Cruise ship departure lead to call for Cooks departure tax review | Pacific Beat

Cruise ship departure lead to call for Cooks departure tax review

Cruise ship departure lead to call for Cooks departure tax review

Updated 17 April 2014, 9:41 AEST

The Cook Islands tourism industry is pushing for the government to change its departure tax act, after a recent incident saw a cruise ship cut short its stay because it hadn't been aware it would be charged a $65 dollar tax for each of its passenger and crew.

The law's actually been in place for some time but is rarely enacted.

A group of key stakeholders, including the tourism industry council and the body which collects departure taxes met yesterday (Wednesday), voting to make the recommendations.

Metua Vaiimene from the Cook Islands Tourism Corporation's says the changes are needed if Cook Islands wants to remain competitive.

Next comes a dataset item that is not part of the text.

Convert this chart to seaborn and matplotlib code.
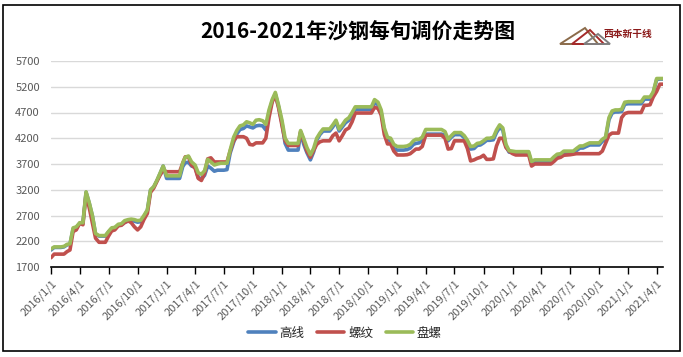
import numpy as np
import pandas as pd
import matplotlib
matplotlib.use('Agg')
import matplotlib.pyplot as plt
import matplotlib.dates as mdates
from matplotlib.patches import Rectangle, Polygon
import seaborn as sns

# dekad dates (1st, 11th, 21st of every month), 2016/1/1 .. 2021/4/21
dates = [pd.Timestamp(y, m, d) for y in range(2016, 2022) for m in range(1, 13) for d in (1, 11, 21)]
dates = [t for t in dates if t <= pd.Timestamp(2021, 4, 21)]

series_names = ['高线', '螺纹', '盘螺']
colors = ['#4F81BD', '#C0504D', '#9BBB59']

# 高线 (wire rod)
gaoxian = [
    2030, 2080, 2080, 2080, 2090, 2130, 2140, 2440, 2460, 2550, 2550, 3150,
    2940, 2690, 2340, 2300, 2300, 2300, 2380, 2450, 2460, 2510, 2520, 2570,
    2590, 2600, 2590, 2570, 2580, 2670, 2800, 3190, 3250, 3370, 3510, 3660,
    # 2017
    3420, 3420, 3420, 3420, 3420, 3650, 3725, 3735, 3660, 3640, 3440, 3410,
    3480, 3660, 3620, 3560, 3580, 3580, 3580, 3590, 3910, 4120, 4280, 4370,
    4390, 4440, 4420, 4400, 4440, 4450, 4440, 4360, 4700, 4920, 5060, 4820,
    # 2018
    4500, 4100, 3970, 3970, 3970, 3970, 4310, 4080, 3920, 3780, 3930, 4160,
    4270, 4340, 4340, 4340, 4420, 4520, 4340, 4420, 4500, 4550, 4650, 4760,
    4760, 4760, 4760, 4760, 4760, 4890, 4850, 4700, 4350, 4180, 4150, 4000,
    # 2019
    3970, 3970, 3970, 3980, 4010, 4080, 4100, 4110, 4160, 4280, 4280, 4280,
    4280, 4280, 4280, 4260, 4150, 4220, 4270, 4270, 4270, 4210, 4130, 3990,
    4000, 4060, 4070, 4110, 4160, 4160, 4170, 4310, 4410, 4360, 4040, 3930,
    # 2020
    3920, 3910, 3910, 3910, 3910, 3910, 3710, 3740, 3740, 3740, 3740, 3740,
    3740, 3800, 3860, 3870, 3910, 3910, 3910, 3910, 3960, 4010, 4010, 4040,
    4070, 4070, 4070, 4070, 4140, 4180, 4560, 4690, 4710, 4710, 4720, 4860,
    # 2021
    4870, 4870, 4870, 4870, 4870, 4960, 4960, 4960, 5080, 5340, 5350, 5350,
]

# 螺纹 (rebar)
luowen = [
    1880, 1950, 1950, 1950, 1950, 2000, 2030, 2390, 2420, 2550, 2520, 3120,
    2850, 2560, 2260, 2180, 2180, 2180, 2300, 2400, 2420, 2500, 2510, 2560,
    2600, 2560, 2480, 2420, 2480, 2620, 2740, 3150, 3230, 3360, 3480, 3580,
    # 2017
    3550, 3550, 3550, 3550, 3550, 3720, 3840, 3840, 3680, 3620, 3420, 3380,
    3520, 3800, 3820, 3740, 3740, 3740, 3740, 3740, 3950, 4150, 4230, 4230,
    4230, 4200, 4080, 4070, 4110, 4110, 4110, 4200, 4600, 4900, 5040, 4800,
    # 2018
    4450, 4150, 4060, 4060, 4060, 4060, 4330, 4150, 3950, 3830, 3960, 4080,
    4130, 4150, 4150, 4150, 4250, 4300, 4150, 4250, 4360, 4400, 4520, 4690,
    4690, 4690, 4690, 4690, 4690, 4800, 4780, 4650, 4270, 4090, 4090, 3950,
    # 2019
    3875, 3875, 3875, 3880, 3900, 3950, 3990, 3990, 4040, 4260, 4260, 4260,
    4260, 4260, 4260, 4200, 3990, 4000, 4150, 4150, 4150, 4150, 4000, 3760,
    3780, 3810, 3830, 3870, 3790, 3790, 3800, 4050, 4200, 4200, 4020, 3950,
    # 2020
    3900, 3875, 3875, 3875, 3875, 3875, 3660, 3700, 3700, 3700, 3700, 3700,
    3700, 3750, 3810, 3830, 3870, 3875, 3880, 3890, 3900, 3900, 3900, 3900,
    3900, 3900, 3900, 3900, 3950, 4100, 4260, 4300, 4300, 4300, 4600, 4680,
    # 2021
    4700, 4700, 4700, 4700, 4700, 4840, 4840, 4850, 5000, 5110, 5250, 5250,
]

# 盘螺 (coiled rebar)
panluo = [
    2050, 2090, 2090, 2090, 2100, 2140, 2150, 2460, 2480, 2560, 2560, 3160,
    2950, 2700, 2350, 2310, 2310, 2310, 2390, 2460, 2470, 2530, 2540, 2600,
    2620, 2630, 2620, 2600, 2610, 2700, 2810, 3200, 3260, 3380, 3520, 3660,
    # 2017
    3470, 3470, 3470, 3470, 3470, 3720, 3830, 3855, 3740, 3680, 3530, 3500,
    3570, 3790, 3740, 3680, 3700, 3715, 3715, 3715, 3970, 4220, 4350, 4440,
    4460, 4520, 4500, 4470, 4550, 4560, 4540, 4470, 4750, 4950, 5090, 4850,
    # 2018
    4550, 4200, 4100, 4100, 4100, 4100, 4350, 4190, 4020, 3880, 4000, 4200,
    4300, 4380, 4380, 4380, 4460, 4550, 4380, 4460, 4550, 4600, 4700, 4810,
    4810, 4810, 4810, 4810, 4810, 4950, 4900, 4750, 4400, 4220, 4200, 4080,
    # 2019
    4040, 4040, 4040, 4050, 4080, 4150, 4180, 4180, 4220, 4370, 4370, 4370,
    4370, 4370, 4370, 4330, 4180, 4250, 4310, 4310, 4310, 4250, 4160, 4040,
    4050, 4100, 4110, 4150, 4200, 4200, 4220, 4360, 4460, 4400, 4080, 3960,
    # 2020
    3950, 3940, 3940, 3940, 3940, 3940, 3750, 3780, 3780, 3780, 3780, 3780,
    3780, 3840, 3890, 3900, 3950, 3950, 3950, 3950, 4000, 4050, 4050, 4080,
    4110, 4110, 4110, 4110, 4180, 4220, 4600, 4730, 4750, 4750, 4760, 4900,
    # 2021
    4910, 4910, 4910, 4910, 4910, 5000, 5000, 5000, 5100, 5360, 5360, 5360,
]

yticks = list(range(1700, 5701, 500))

# long-form table for seaborn
df = pd.DataFrame({
    'date': dates * 3,
    'price': gaoxian + luowen + panluo,
    'kind': np.repeat(series_names, len(dates)),
})

sns.set_theme(style='white')
plt.rcParams['font.family'] = ['Noto Sans CJK SC', 'DejaVu Sans']

fig = plt.figure(figsize=(6.83, 3.57), dpi=100)
ax = fig.add_axes([51 / 683, 90 / 357, 612 / 683, 206 / 357])

sns.lineplot(data=df, x='date', y='price', hue='kind', hue_order=series_names,
             palette=colors, linewidth=2.6, ax=ax)

ax.set_xlim(dates[0], dates[-1])
ax.set_ylim(1700, 5700)
ax.set_yticks(yticks)
ax.yaxis.grid(True, color='#D9D9D9', linewidth=1)
ax.set_axisbelow(True)
ax.set_xlabel('')
ax.set_ylabel('')

# quarterly date ticks like "2016/1/1"
ax.xaxis.set_major_locator(mdates.MonthLocator(bymonth=[1, 4, 7, 10]))
ax.xaxis.set_major_formatter(plt.FuncFormatter(
    lambda v, p: '{0.year}/{0.month}/{0.day}'.format(mdates.num2date(v))))
for lab in ax.get_xticklabels():
    lab.set_rotation(45)
    lab.set_ha('right')
    lab.set_rotation_mode('anchor')
ax.tick_params(axis='x', which='major', bottom=True, length=5, width=1,
               color='black', labelsize=8, labelcolor='#595959', pad=3)
ax.tick_params(axis='y', left=False, length=0, labelsize=8, labelcolor='#595959', pad=8)

for s in ['top', 'right', 'left']:
    ax.spines[s].set_visible(False)
ax.spines['bottom'].set_color('black')
ax.spines['bottom'].set_linewidth(1.2)

# legend at the bottom
handles, labels = ax.get_legend_handles_labels()
ax.legend(handles, labels, loc='center', bbox_to_anchor=(0.5 - 12 / 612, -0.322),
          ncol=3, frameon=False, fontsize=9, handlelength=2.2, handletextpad=0.3,
          columnspacing=1.0)

# title
fig.text(358 / 683, 1 - 31 / 357, '2016-2021年沙钢每旬调价走势图',
         ha='center', va='center', fontsize=15, fontweight='bold', color='black')

# logo (approximation)
logo = [
    ([560, 585, 598], [44, 28, 44], '#8B6B4A'),
    ([572, 590, 604], [44, 30, 44], '#A52A2A'),
    ([584, 598, 610], [44, 34, 44], '#7F7F7F'),
]
for xs, ys, c in logo:
    fig.patches.append(Polygon(list(zip([x / 683 for x in xs], [1 - y / 357 for y in ys])),
                               closed=True, transform=fig.transFigure, facecolor='none',
                               edgecolor=c, linewidth=1.4))
fig.text(628 / 683, 1 - 34 / 357, '西本新干线', ha='center', va='center',
         fontsize=7, fontweight='bold', color='#8B1A1A')

# chart border
fig.patches.append(Rectangle((3 / 683, 1 - 351 / 357), 677 / 683, 346 / 357,
                             transform=fig.transFigure, facecolor='none',
                             edgecolor='black', linewidth=1.2))

fig.savefig('out.png', dpi=100)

Presenter: Catherine Graue

Speaker: Metua Vaiimene, Cook Islands Tourism Corporation

 

VAIIMENE: The recommendations that we have all agreed on that both crews as well as passengers should be exempted from the departure tax requirements as long as they travelling into and out of the Cook Islands on the same vessels, and that they are internationally registered crew ships. This we feel will help entice cruise ships to visit the Cook Islands and will also streamline the exemptions currently in place for air crew, with ships crew.
 
GRAUE: So by making all crew passengers and their staff exempt from this departure tax is there any timeframe, the incident that has brought this whole issue to light was that the MS Marina wanted to stay overnight and that's when it was discovered that it would then have to pay a departure tax. So you're saying now that you're recommending the government completely make any cruise ship, doesn't matter how long it stays in port in Cook Islands, is not required to pay a departure tax?
 
VAIIMENE: That would be the ideal environment with which the Cook Islands as a  cruise destination would remain competitive, given that we don't have any actual berthing places for our cruise ships, they all have to anchor offshore and tender into the islands. So anything that will reduce cost to the cruise liners and of course any savings that they can pass on to their passengers, their clients, makes the Cook Islands a more attractive cruise destination.
 
GRAUE: Now I understand that you want to remain competitive, obviously there are many beautiful islands in the Pacific that cruise ships want to come and visit, but also the departure tax would be a valuable source of income for the Cook Islands. So how have you been able to balance that up and decided it would be more worthwhile and more cost-effective or beneficial for Cook Islands to not charge a departure tax than to do so otherwise?
 
VAIIMENE: Some of the considerations are to do with volume, so we're not talking about large volumes of passengers on cruise ships. In the past few years there have been less than five-thousand passengers listing the Cook Islands on cruise ships. In years past we did have triple those numbers, and we'd like to be able to get back to those levels. But the revenue that is foregone or not levied in this case in terms of cruise ship passengers, is quite minimal, when you compare that to the economic benefits that a cruise ship does provide. We are currently studying more carefully the visitor spend by cruise passengers, but we estimate that it is somewhere in the vicinity of say 160 dollars to 220 New Zealand dollars per day for cruise ship passengers, and we feel strongly, the Cook Islands Tourism Cooperation and the Industry Council, that the spend is much better served for the economy if it is out there in the private sector, and that will offset any reductions in revenues to the Ministry of Finance.
 
GRAUE: Alright so now you've put together your final recommendations, everyone's agreeing, you'll put them forward to the government, what do you expect their response to be and in what kind of timeframe could changes take place?
 
VAIIMENE: We are looking to see some of these regulatory changes put through very quickly. There are some finer details to be looked into by the likes of our Crown Law Office, and once the finer details are ironed out we should look to in the next at least a month before those become final, and then we can communicate with our trade partners what this new regulatory framework will look like. The exemptions for crews crew should be faster or easier to implement, and exempting international cruise ship passengers will take a few more weeks. But it is a swift response by the government and by government agencies to put these recommendations together, and the review of this framework has actually been spearheaded by Cabinet and by government so we expect these recommendations to roll our fairly quickly.